Here at RSPB Old Moor we have a great big cob (male) MUTE SWAN. If he sees an interloper in his territory or a threat to his pen (female) and any young they have then he'll fluff up to his full size and make a great show of fake charging, just like a grizzly bear would. If that fails, then he'll go into full flappy attack mode. This is again similar to what a grizzly would do but he's whiter and not as sharp. He's still very impressive though and he takes no prisoners. 

The only other swan that he'll tolerate on our mere is the dead one that's been slowly decomposing and providing food for our scavengers at the back of the main mere for the last month or so. Every little helps, as they say, and there's a lot of meat on a swan. 

Our big boy definitely doesn't play well with others, which explains why he recently took umbridge at the sudden arrival of a small group of Icelandic holidaymakers.

Perhaps they were looking for somewhere to spend the winter. Maybe (and more likely) they were just taking a much-needed pit stop on their journey, like you or I dropping in to a motorway service station. A toilet break, grab a bite to eat, maybe a chat with your mates and then away again. If you substitute pond weed for a Gregg's sausage roll, these passing WHOOPER SWANS were doing exactly the same as I would do on a roadtrip.

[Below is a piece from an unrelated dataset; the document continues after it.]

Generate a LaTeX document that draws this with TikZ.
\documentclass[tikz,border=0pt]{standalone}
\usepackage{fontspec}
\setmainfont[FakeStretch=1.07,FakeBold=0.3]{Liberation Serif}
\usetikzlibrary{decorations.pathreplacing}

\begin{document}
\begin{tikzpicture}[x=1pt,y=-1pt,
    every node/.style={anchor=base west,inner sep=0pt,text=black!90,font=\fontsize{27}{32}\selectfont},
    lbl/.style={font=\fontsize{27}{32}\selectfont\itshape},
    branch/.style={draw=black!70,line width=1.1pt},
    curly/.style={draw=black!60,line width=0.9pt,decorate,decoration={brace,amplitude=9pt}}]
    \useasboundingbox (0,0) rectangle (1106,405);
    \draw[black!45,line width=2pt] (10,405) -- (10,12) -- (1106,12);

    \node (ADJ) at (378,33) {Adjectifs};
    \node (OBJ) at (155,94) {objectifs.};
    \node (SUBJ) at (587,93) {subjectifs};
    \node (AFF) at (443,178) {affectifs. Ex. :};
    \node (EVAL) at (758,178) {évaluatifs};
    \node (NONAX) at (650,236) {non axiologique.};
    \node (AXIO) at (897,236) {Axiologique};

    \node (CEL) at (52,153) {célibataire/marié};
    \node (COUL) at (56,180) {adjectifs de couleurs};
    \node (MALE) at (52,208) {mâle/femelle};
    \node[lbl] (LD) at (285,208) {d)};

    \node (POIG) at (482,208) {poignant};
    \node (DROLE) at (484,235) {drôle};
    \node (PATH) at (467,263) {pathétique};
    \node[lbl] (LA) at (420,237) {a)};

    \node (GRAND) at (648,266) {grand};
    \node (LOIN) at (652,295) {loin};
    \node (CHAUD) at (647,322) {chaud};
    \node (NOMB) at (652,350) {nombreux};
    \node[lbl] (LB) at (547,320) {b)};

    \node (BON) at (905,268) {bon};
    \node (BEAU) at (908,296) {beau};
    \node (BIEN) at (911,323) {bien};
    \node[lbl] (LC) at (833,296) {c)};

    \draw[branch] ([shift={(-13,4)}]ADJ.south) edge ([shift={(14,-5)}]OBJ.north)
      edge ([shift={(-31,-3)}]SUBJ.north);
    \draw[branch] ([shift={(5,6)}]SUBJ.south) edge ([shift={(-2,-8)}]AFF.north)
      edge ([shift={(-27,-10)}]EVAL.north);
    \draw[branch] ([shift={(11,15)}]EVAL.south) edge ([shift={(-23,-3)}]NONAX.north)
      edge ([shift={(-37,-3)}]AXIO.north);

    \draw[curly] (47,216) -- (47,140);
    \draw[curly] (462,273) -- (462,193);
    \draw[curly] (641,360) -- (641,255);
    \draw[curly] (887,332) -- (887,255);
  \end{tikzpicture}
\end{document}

Whooper swans were previously known as Hooper swan or Whistling swan. I can accept the change in spelling or description of the noise that they make, but back in the fourteenth century they were referred to by a much more unusual name. In the time of the Black Death ye olde plague survivors would know these white-winged wonders as 'Elk'. I have no idea why. Even Mr Google can't supply a reasonable explanation. There's a bit of a difference between these most graceful of birds and a massive lumbering moose. But this perhaps explains why a group of swans is still known as a herd.

Sadly there were only three. Old Moor can't supply its very own version of 'Swan Lake' at the moment with a full troupe of them standing on one leg. Then again the composer of that ballet, Tchaikovsky, was Russian, so it's quite possible that he never saw a Whooper. In his homeland he was much more likely to see Bewick swans. I wonder what our resident cob would make of one of those? I suspect that they'd be encouraged on their way, just as the Whoopers were. But we've had a few small visiting groups of them so far this year. Maybe the next lot will stay a little longer.

Apart from these elegant visitors, we've also been graced by the presence of an unseasonably late HOBBY this week. He should be in southern Africa by now, enjoying a tasty buffet of winged insects down there. Instead he's decided to stick around in sunny Barnsley for a while, presumably due to the number of (also unseasonably late) dragonflies that we've had in the area, particularly COMMON DARTERS. As we've seen all year, nature seems to be doing everything three or four weeks later in 2021 that we would normally expect. That's good for me though, because at this rate I don't think I'll finish my Christmas shopping until mid-January. Maybe my wife will get her slippers on time after all.